_What the exercise asks:_ Quote the material below exactly as written, from the first line to the line that holds "9.5, 9.75, 10]", endpoints included.

_Source material:_
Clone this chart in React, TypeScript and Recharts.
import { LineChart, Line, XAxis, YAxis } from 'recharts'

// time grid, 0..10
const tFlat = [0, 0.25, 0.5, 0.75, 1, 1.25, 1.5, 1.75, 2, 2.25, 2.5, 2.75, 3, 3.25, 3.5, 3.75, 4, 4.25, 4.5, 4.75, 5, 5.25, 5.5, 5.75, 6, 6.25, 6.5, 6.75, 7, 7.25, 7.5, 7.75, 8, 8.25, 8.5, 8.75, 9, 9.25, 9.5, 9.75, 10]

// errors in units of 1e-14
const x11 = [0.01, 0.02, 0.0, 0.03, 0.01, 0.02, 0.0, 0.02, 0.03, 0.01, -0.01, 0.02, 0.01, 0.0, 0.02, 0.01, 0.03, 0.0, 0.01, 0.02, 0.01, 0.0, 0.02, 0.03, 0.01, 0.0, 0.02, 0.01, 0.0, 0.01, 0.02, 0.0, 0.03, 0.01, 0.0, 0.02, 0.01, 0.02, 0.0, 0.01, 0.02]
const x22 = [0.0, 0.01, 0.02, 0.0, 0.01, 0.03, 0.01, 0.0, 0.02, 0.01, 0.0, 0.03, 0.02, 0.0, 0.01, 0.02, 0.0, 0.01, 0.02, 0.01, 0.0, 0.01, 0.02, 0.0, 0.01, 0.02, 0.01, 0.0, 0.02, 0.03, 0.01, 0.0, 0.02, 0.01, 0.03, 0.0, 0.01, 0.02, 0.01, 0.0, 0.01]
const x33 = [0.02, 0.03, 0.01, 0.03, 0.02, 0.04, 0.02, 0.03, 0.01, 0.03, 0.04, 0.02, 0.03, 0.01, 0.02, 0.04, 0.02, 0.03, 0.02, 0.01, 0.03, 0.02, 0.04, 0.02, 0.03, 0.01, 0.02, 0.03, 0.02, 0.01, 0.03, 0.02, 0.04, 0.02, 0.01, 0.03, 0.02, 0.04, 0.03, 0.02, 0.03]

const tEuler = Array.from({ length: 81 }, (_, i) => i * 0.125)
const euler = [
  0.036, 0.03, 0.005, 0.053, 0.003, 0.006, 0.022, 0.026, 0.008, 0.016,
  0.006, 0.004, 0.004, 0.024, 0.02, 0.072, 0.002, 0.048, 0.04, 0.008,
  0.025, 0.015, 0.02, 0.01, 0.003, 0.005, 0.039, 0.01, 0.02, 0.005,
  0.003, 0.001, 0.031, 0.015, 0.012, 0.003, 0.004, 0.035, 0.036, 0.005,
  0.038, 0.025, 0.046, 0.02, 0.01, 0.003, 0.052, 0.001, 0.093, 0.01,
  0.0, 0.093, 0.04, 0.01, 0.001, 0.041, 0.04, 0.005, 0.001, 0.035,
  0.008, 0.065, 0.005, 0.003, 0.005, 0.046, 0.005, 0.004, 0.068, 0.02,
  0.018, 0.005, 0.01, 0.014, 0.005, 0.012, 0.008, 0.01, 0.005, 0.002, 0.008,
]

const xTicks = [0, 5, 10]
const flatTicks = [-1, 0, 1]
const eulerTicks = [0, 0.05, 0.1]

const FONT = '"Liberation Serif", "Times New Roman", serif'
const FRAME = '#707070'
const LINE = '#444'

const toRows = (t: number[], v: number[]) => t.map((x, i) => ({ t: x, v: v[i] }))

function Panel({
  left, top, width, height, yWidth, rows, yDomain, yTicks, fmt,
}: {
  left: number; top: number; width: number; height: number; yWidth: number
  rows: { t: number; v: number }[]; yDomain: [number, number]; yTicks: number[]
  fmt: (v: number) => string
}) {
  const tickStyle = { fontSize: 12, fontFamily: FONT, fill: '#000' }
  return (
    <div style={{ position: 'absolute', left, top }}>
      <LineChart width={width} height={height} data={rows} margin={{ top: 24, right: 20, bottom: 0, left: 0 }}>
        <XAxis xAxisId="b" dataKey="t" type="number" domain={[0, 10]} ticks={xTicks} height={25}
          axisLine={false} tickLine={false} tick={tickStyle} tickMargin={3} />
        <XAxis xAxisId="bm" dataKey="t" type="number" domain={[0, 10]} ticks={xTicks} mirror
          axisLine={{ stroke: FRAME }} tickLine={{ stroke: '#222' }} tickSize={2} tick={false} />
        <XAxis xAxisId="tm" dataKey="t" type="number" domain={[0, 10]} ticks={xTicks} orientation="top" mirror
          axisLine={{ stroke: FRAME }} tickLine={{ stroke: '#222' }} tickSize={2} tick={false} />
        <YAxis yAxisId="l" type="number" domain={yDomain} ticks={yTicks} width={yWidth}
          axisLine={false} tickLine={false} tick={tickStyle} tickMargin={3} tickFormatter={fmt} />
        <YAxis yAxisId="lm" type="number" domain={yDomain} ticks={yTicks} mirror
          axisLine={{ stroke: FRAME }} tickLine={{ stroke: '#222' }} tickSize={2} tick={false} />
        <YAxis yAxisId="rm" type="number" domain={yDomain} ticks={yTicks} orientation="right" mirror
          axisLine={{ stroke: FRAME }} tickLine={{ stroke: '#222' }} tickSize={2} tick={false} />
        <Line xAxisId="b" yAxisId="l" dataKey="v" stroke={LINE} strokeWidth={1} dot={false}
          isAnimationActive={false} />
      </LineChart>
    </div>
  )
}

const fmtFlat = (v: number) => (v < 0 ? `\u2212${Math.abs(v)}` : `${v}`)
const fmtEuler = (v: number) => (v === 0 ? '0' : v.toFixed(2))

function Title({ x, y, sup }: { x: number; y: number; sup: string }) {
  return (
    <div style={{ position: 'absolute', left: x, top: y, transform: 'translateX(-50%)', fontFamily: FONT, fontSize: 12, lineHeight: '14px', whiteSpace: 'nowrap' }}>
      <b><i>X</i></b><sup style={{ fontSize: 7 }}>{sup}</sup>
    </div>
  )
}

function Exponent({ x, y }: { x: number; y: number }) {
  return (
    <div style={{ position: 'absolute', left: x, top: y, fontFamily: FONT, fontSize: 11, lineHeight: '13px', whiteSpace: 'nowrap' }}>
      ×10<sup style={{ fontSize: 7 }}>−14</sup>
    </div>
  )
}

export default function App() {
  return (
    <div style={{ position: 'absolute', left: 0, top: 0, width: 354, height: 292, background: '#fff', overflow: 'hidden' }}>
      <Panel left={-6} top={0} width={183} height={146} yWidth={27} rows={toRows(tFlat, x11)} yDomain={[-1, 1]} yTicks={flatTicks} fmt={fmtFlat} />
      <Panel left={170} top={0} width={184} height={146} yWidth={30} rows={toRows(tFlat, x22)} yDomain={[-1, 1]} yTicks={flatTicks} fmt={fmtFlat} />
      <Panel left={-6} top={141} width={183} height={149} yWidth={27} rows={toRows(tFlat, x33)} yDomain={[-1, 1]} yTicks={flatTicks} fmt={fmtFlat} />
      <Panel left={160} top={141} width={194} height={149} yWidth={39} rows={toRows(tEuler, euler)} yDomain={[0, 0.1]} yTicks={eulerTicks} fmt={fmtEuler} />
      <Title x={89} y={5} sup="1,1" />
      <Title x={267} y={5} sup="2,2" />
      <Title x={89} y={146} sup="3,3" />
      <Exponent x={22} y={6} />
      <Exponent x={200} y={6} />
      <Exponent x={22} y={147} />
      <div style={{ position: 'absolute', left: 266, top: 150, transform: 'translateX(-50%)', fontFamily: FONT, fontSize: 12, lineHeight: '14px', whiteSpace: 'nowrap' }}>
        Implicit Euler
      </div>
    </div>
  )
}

_Reply to the exercise:_
Clone this chart in React, TypeScript and Recharts.
import { LineChart, Line, XAxis, YAxis } from 'recharts'

// time grid, 0..10
const tFlat = [0, 0.25, 0.5, 0.75, 1, 1.25, 1.5, 1.75, 2, 2.25, 2.5, 2.75, 3, 3.25, 3.5, 3.75, 4, 4.25, 4.5, 4.75, 5, 5.25, 5.5, 5.75, 6, 6.25, 6.5, 6.75, 7, 7.25, 7.5, 7.75, 8, 8.25, 8.5, 8.75, 9, 9.25, 9.5, 9.75, 10]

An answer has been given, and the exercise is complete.